What to do
Output the data word for word, dropping every image.

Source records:
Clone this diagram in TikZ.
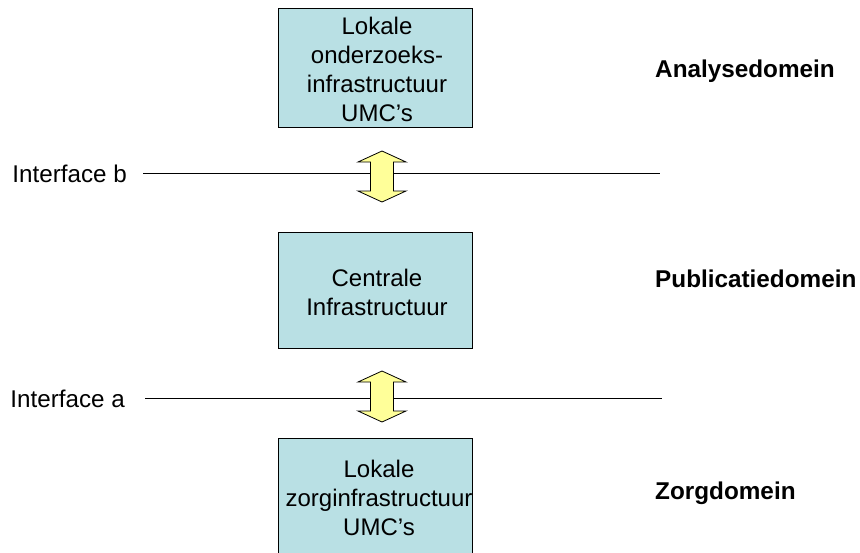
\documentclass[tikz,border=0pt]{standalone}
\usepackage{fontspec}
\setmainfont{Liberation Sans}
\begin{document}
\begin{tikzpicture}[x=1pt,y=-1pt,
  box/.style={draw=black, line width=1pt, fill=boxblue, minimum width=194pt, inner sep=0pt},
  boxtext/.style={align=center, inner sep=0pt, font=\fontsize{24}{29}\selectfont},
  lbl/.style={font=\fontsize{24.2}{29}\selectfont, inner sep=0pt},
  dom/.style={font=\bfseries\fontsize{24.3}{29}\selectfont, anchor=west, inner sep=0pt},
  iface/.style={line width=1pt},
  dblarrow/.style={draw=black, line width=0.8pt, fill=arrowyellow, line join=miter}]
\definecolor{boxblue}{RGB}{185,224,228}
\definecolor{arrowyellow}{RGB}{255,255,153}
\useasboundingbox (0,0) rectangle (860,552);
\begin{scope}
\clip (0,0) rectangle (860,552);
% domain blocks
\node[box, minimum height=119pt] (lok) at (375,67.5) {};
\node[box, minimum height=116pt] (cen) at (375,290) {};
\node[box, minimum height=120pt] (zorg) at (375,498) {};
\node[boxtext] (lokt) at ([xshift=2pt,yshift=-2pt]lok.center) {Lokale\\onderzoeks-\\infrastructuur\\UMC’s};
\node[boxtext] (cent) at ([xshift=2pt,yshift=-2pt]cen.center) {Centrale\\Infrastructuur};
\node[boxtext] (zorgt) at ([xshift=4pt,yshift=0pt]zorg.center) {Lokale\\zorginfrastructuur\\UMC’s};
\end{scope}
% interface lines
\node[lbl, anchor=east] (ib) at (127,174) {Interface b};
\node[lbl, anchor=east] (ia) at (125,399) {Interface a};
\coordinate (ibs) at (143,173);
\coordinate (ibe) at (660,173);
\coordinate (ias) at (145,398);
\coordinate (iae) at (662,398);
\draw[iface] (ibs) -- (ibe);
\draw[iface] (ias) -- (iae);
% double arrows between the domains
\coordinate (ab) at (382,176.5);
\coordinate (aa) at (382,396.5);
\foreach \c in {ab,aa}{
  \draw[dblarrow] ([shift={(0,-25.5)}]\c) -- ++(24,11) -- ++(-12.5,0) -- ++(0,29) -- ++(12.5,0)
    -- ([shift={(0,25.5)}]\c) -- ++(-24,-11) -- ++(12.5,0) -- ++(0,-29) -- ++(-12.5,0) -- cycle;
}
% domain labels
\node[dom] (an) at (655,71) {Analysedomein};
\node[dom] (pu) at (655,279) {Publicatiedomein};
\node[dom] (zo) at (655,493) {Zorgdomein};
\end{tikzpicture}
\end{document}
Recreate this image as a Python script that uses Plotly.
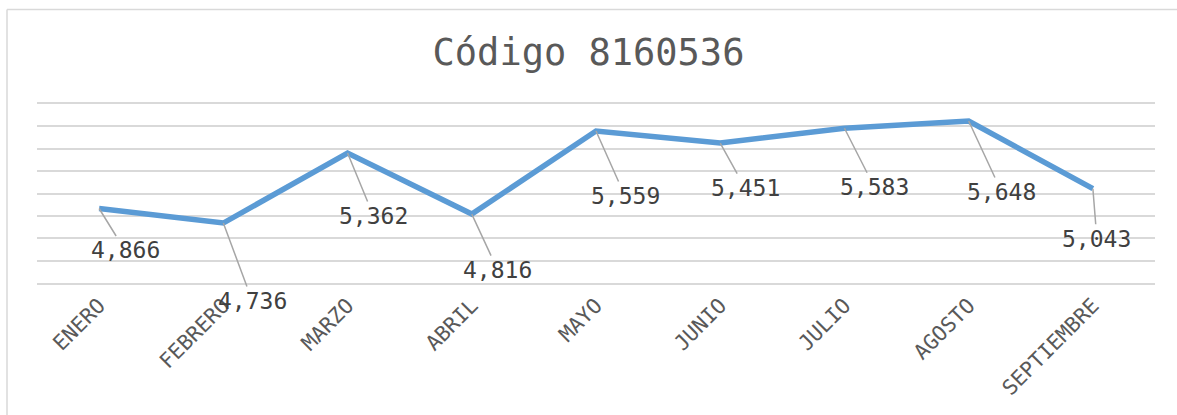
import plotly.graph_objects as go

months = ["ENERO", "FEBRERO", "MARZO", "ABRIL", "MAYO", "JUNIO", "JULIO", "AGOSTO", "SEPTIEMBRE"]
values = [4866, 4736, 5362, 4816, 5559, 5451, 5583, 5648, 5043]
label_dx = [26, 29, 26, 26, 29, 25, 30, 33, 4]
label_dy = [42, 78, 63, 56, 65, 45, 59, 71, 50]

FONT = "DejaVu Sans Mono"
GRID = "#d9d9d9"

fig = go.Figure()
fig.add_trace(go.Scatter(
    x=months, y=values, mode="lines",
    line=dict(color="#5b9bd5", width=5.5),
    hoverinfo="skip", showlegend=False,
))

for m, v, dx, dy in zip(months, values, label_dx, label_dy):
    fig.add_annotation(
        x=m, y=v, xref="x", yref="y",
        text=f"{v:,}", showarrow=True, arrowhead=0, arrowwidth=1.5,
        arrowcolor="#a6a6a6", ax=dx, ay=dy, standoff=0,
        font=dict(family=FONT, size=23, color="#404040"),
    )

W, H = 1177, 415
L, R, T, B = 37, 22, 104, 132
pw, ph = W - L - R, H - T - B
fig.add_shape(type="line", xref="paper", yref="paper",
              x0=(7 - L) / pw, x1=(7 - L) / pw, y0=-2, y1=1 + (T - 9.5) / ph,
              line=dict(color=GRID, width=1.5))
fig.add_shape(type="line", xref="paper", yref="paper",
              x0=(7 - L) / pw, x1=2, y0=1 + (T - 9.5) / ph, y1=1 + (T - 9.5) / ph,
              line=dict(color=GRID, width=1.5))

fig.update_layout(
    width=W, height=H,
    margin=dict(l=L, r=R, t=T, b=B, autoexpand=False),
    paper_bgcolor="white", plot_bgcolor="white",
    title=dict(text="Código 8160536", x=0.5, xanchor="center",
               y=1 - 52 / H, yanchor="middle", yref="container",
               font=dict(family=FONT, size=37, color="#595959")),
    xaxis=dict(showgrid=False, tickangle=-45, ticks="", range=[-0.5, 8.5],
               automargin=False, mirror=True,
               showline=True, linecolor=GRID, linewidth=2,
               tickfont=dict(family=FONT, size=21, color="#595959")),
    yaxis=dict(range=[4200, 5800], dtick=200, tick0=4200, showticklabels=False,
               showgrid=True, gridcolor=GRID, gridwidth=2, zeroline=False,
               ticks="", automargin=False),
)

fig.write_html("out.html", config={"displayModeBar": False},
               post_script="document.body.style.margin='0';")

Final answer
Clone this diagram in TikZ.
\documentclass[tikz,border=0pt]{standalone}
\usepackage{fontspec}
\setmainfont{Liberation Sans}
\begin{document}
\begin{tikzpicture}[x=1pt,y=-1pt,
  box/.style={draw=black, line width=1pt, fill=boxblue, minimum width=194pt, inner sep=0pt},
  boxtext/.style={align=center, inner sep=0pt, font=\fontsize{24}{29}\selectfont},
  lbl/.style={font=\fontsize{24.2}{29}\selectfont, inner sep=0pt},
  dom/.style={font=\bfseries\fontsize{24.3}{29}\selectfont, anchor=west, inner sep=0pt},
  iface/.style={line width=1pt},
  dblarrow/.style={draw=black, line width=0.8pt, fill=arrowyellow, line join=miter}]
\definecolor{boxblue}{RGB}{185,224,228}
\definecolor{arrowyellow}{RGB}{255,255,153}
\useasboundingbox (0,0) rectangle (860,552);
\begin{scope}
\clip (0,0) rectangle (860,552);
% domain blocks
\node[box, minimum height=119pt] (lok) at (375,67.5) {};
\node[box, minimum height=116pt] (cen) at (375,290) {};
\node[box, minimum height=120pt] (zorg) at (375,498) {};
\node[boxtext] (lokt) at ([xshift=2pt,yshift=-2pt]lok.center) {Lokale\\onderzoeks-\\infrastructuur\\UMC’s};
\node[boxtext] (cent) at ([xshift=2pt,yshift=-2pt]cen.center) {Centrale\\Infrastructuur};
\node[boxtext] (zorgt) at ([xshift=4pt,yshift=0pt]zorg.center) {Lokale\\zorginfrastructuur\\UMC’s};
\end{scope}
% interface lines
\node[lbl, anchor=east] (ib) at (127,174) {Interface b};
\node[lbl, anchor=east] (ia) at (125,399) {Interface a};
\coordinate (ibs) at (143,173);
\coordinate (ibe) at (660,173);
\coordinate (ias) at (145,398);
\coordinate (iae) at (662,398);
\draw[iface] (ibs) -- (ibe);
\draw[iface] (ias) -- (iae);
% double arrows between the domains
\coordinate (ab) at (382,176.5);
\coordinate (aa) at (382,396.5);
\foreach \c in {ab,aa}{
  \draw[dblarrow] ([shift={(0,-25.5)}]\c) -- ++(24,11) -- ++(-12.5,0) -- ++(0,29) -- ++(12.5,0)
    -- ([shift={(0,25.5)}]\c) -- ++(-24,-11) -- ++(12.5,0) -- ++(0,-29) -- ++(-12.5,0) -- cycle;
}
% domain labels
\node[dom] (an) at (655,71) {Analysedomein};
\node[dom] (pu) at (655,279) {Publicatiedomein};
\node[dom] (zo) at (655,493) {Zorgdomein};
\end{tikzpicture}
\end{document}
Recreate this image as a Python script that uses Plotly.
import plotly.graph_objects as go

months = ["ENERO", "FEBRERO", "MARZO", "ABRIL", "MAYO", "JUNIO", "JULIO", "AGOSTO", "SEPTIEMBRE"]
values = [4866, 4736, 5362, 4816, 5559, 5451, 5583, 5648, 5043]
label_dx = [26, 29, 26, 26, 29, 25, 30, 33, 4]
label_dy = [42, 78, 63, 56, 65, 45, 59, 71, 50]

FONT = "DejaVu Sans Mono"
GRID = "#d9d9d9"

fig = go.Figure()
fig.add_trace(go.Scatter(
    x=months, y=values, mode="lines",
    line=dict(color="#5b9bd5", width=5.5),
    hoverinfo="skip", showlegend=False,
))

for m, v, dx, dy in zip(months, values, label_dx, label_dy):
    fig.add_annotation(
        x=m, y=v, xref="x", yref="y",
        text=f"{v:,}", showarrow=True, arrowhead=0, arrowwidth=1.5,
        arrowcolor="#a6a6a6", ax=dx, ay=dy, standoff=0,
        font=dict(family=FONT, size=23, color="#404040"),
    )

W, H = 1177, 415
L, R, T, B = 37, 22, 104, 132
pw, ph = W - L - R, H - T - B
fig.add_shape(type="line", xref="paper", yref="paper",
              x0=(7 - L) / pw, x1=(7 - L) / pw, y0=-2, y1=1 + (T - 9.5) / ph,
              line=dict(color=GRID, width=1.5))
fig.add_shape(type="line", xref="paper", yref="paper",
              x0=(7 - L) / pw, x1=2, y0=1 + (T - 9.5) / ph, y1=1 + (T - 9.5) / ph,
              line=dict(color=GRID, width=1.5))

fig.update_layout(
    width=W, height=H,
    margin=dict(l=L, r=R, t=T, b=B, autoexpand=False),
    paper_bgcolor="white", plot_bgcolor="white",
    title=dict(text="Código 8160536", x=0.5, xanchor="center",
               y=1 - 52 / H, yanchor="middle", yref="container",
               font=dict(family=FONT, size=37, color="#595959")),
    xaxis=dict(showgrid=False, tickangle=-45, ticks="", range=[-0.5, 8.5],
               automargin=False, mirror=True,
               showline=True, linecolor=GRID, linewidth=2,
               tickfont=dict(family=FONT, size=21, color="#595959")),
    yaxis=dict(range=[4200, 5800], dtick=200, tick0=4200, showticklabels=False,
               showgrid=True, gridcolor=GRID, gridwidth=2, zeroline=False,
               ticks="", automargin=False),
)

fig.write_html("out.html", config={"displayModeBar": False},
               post_script="document.body.style.margin='0';")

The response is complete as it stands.